Yeah, I measured continuity after pulling the LED. And cleaning the pads afterwards with solder wick/alcohol, the LED /- pads cleaned easy but the center one was a bitch to get hot enough - and it’s a smooth copper surface which is lower than the two/- pads. It’s built like a sinkpad, except they didn’t bother punching the base to raise the LED center terminal.

Wow! nice job, gmarsh :slight_smile:
You must have really steady hands…

Looking good so far.
I’d like to see it finished, are you using an extension tube and 18650s on the C8 ?
or are the Efest IMRs 16340s ?

I'm digging this. I just got a Convoy C8 in the mail today from Mountain Electronics. I might do the same thing.

Efest IMR’s right now. I’ll pick up a C8 extension tube sometime, to make the battery life a bit more sensible - hopefully “standard” C8 extension tubes work on the Convoy.

Anyway the light’s built, currently running a 2.8A Nanjg driver with a 4.3V zener mod.

Problems so far:

- Not really a problem, but it’s virtually impossible to solder the driver to the pill and achieve a good ground, because the pill pulls away all your soldering heat.
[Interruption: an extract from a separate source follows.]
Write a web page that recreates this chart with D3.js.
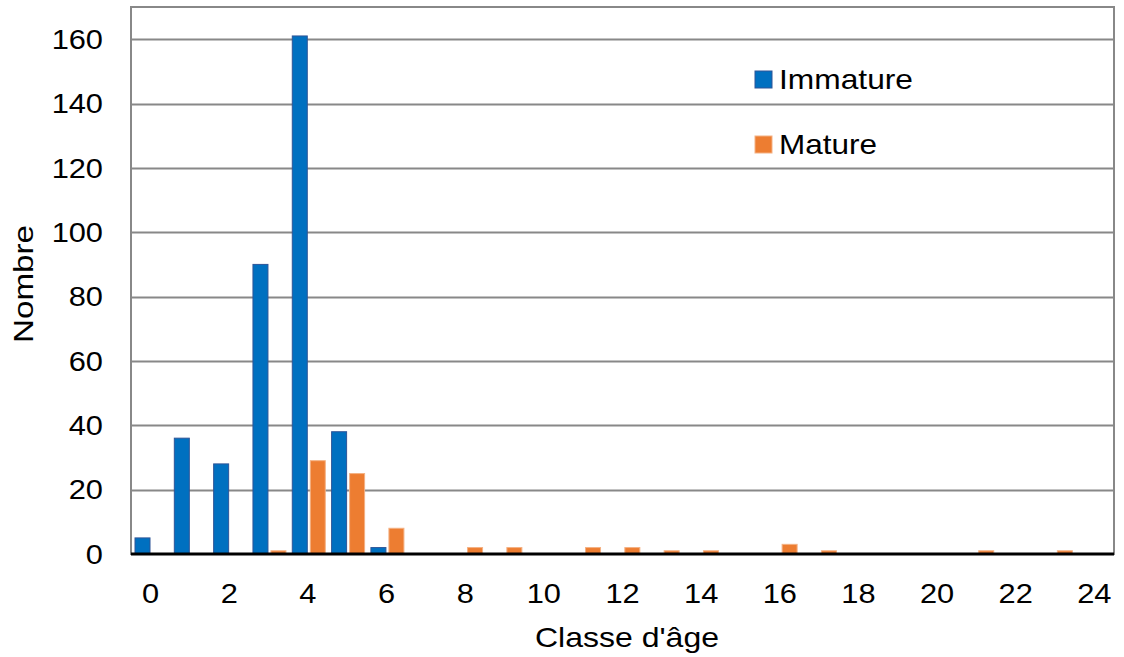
<!DOCTYPE html>
<html>
<head>
<meta charset="utf-8">
<script src="https://cdn.jsdelivr.net/npm/d3@7"></script>
<style>
  body { margin: 0; background: #fff; }
  text { font-family: "Liberation Sans", Arial, sans-serif; fill: #000; }
</style>
</head>
<body>
<div id="chart"></div>
<script>
const categories = d3.range(0, 25);
const immature = [5, 36, 28, 90, 161, 38, 2, 0, 0, 0, 0, 0, 0, 0, 0, 0, 0, 0, 0, 0, 0, 0, 0, 0, 0];
const mature   = [0, 0, 0, 1, 29, 25, 8, 0, 2, 2, 0, 2, 2, 1, 1, 0, 3, 1, 0, 0, 0, 1, 0, 1, 0];
const yTicks = [0, 20, 40, 60, 80, 100, 120, 140, 160];
const xTickLabels = [0, 2, 4, 6, 8, 10, 12, 14, 16, 18, 20, 22, 24];
const seriesNames = ["Immature", "Mature"];
const colors = { Immature: "#0070c0", Mature: "#ed7d31" };
const strokes = { Immature: "#2f5597", Mature: "#f4b183" };

const width = 1124, height = 657;
const margin = { left: 131, right: 10, top: 7, bottom: 103 };
const plotW = width - margin.left - margin.right;
const plotH = height - margin.top - margin.bottom;
const fs = 28, sx = 1.1;

const svg = d3.select("#chart").append("svg")
  .attr("width", width).attr("height", height);

const x = d3.scaleBand().domain(categories).range([0, plotW]).padding(0);
const x1 = d3.scaleBand().domain(seriesNames)
  .rangeRound([3, x.bandwidth() - 2]).paddingInner(0.18);
const y = d3.scaleLinear().domain([0, 170]).range([plotH, 0]);

const g = svg.append("g").attr("transform", `translate(${margin.left},${margin.top})`);

// gridlines
g.selectAll(".grid").data(yTicks.filter(d => d > 0)).enter().append("line")
  .attr("x1", 0).attr("x2", plotW)
  .attr("y1", d => Math.round(y(d)) + 0.5).attr("y2", d => Math.round(y(d)) + 0.5)
  .attr("stroke", "#888").attr("stroke-width", 2);

// frame
g.append("rect").attr("x", 0).attr("y", 0).attr("width", plotW).attr("height", plotH)
  .attr("fill", "none").attr("stroke", "#888").attr("stroke-width", 2);

// bars
const rows = categories.map((c, i) => ({ c, Immature: immature[i], Mature: mature[i] }));
const groups = g.selectAll(".grp").data(rows).enter().append("g")
  .attr("transform", d => `translate(${x(d.c)},0)`);
groups.selectAll("rect")
  .data(d => seriesNames.map(k => ({ k, v: d[k] })).filter(e => e.v > 0))
  .enter().append("rect")
  .attr("x", d => x1(d.k))
  .attr("width", x1.bandwidth())
  .attr("y", d => y(d.v))
  .attr("height", d => y(0) - y(d.v))
  .attr("fill", d => colors[d.k])
  .attr("stroke", d => strokes[d.k])
  .attr("stroke-width", 1);

// x axis baseline
g.append("line").attr("x1", 0).attr("x2", plotW).attr("y1", plotH).attr("y2", plotH)
  .attr("stroke", "#000").attr("stroke-width", 3);

// y tick labels
g.selectAll(".ylab").data(yTicks).enter().append("text")
  .attr("transform", d => `translate(-28,${y(d)}) scale(${sx},1)`)
  .attr("dy", "0.35em")
  .attr("text-anchor", "end").attr("font-size", fs).text(d => d);

// x tick labels
g.selectAll(".xlab").data(xTickLabels).enter().append("text")
  .attr("transform", d => `translate(${x(d) + x.bandwidth() / 2},${plotH + 49}) scale(${sx},1)`)
  .attr("text-anchor", "middle").attr("font-size", fs).text(d => d);

// axis titles
svg.append("text").attr("x", 627).attr("y", 647)
  .attr("text-anchor", "middle").attr("font-size", fs)
  .attr("textLength", 184).attr("lengthAdjust", "spacingAndGlyphs")
  .text("Classe d'âge");
svg.append("text").attr("transform", "translate(33,284) rotate(-90)")
  .attr("text-anchor", "middle").attr("font-size", fs)
  .attr("textLength", 118).attr("lengthAdjust", "spacingAndGlyphs")
  .text("Nombre");

// legend
const legendWidths = { Immature: 134, Mature: 98 };
const legend = svg.append("g").attr("transform", "translate(755,0)");
seriesNames.forEach((k, i) => {
  const cy = 79 + i * 65;
  legend.append("rect").attr("x", 0).attr("y", cy - 8).attr("width", 17).attr("height", 17)
    .attr("fill", colors[k]).attr("stroke", strokes[k]);
  legend.append("text").attr("x", 24).attr("y", cy).attr("dy", "0.35em")
    .attr("font-size", fs)
    .attr("textLength", legendWidths[k]).attr("lengthAdjust", "spacingAndGlyphs")
    .text(k);
});
</script>
</body>
</html>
I couldn’t do it on my Hakko station at home, I’m gonna heat up the pill with hot air at work and use a big Metcal tip to get a more positive connection. In hindsight I should have tinned the driver end of the pill before putting the LED in.

- This ain’t a 5000K LED as Kaidomain claims, it’s either 3000K or 3500K. I’ll snap some shots of it next to my 5000K XM-L2 “daily” C8 tonight for comparison.

- If I tighten down the tailcap all the way, the light turns off - I’m not sure what’s going on, gonna assume something’s getting pushed too far in the tailcap. Gonna take everything apart and find out.

  • I dabbed epoxy onto the four corners of the LED to support the reflector, and sure enough, the corners of the LED are silicone and everything fell apart. I’m gonna remove the silicone from the corners and epoxy everything again.

Those issues aside, the light’s working pretty well and it’s comically bright. After 5 minutes of runtime at 2.8A, the C8 is warm to handle, but not unacceptably. I can’t foresee any major thermal problems with 4-5A in the LED.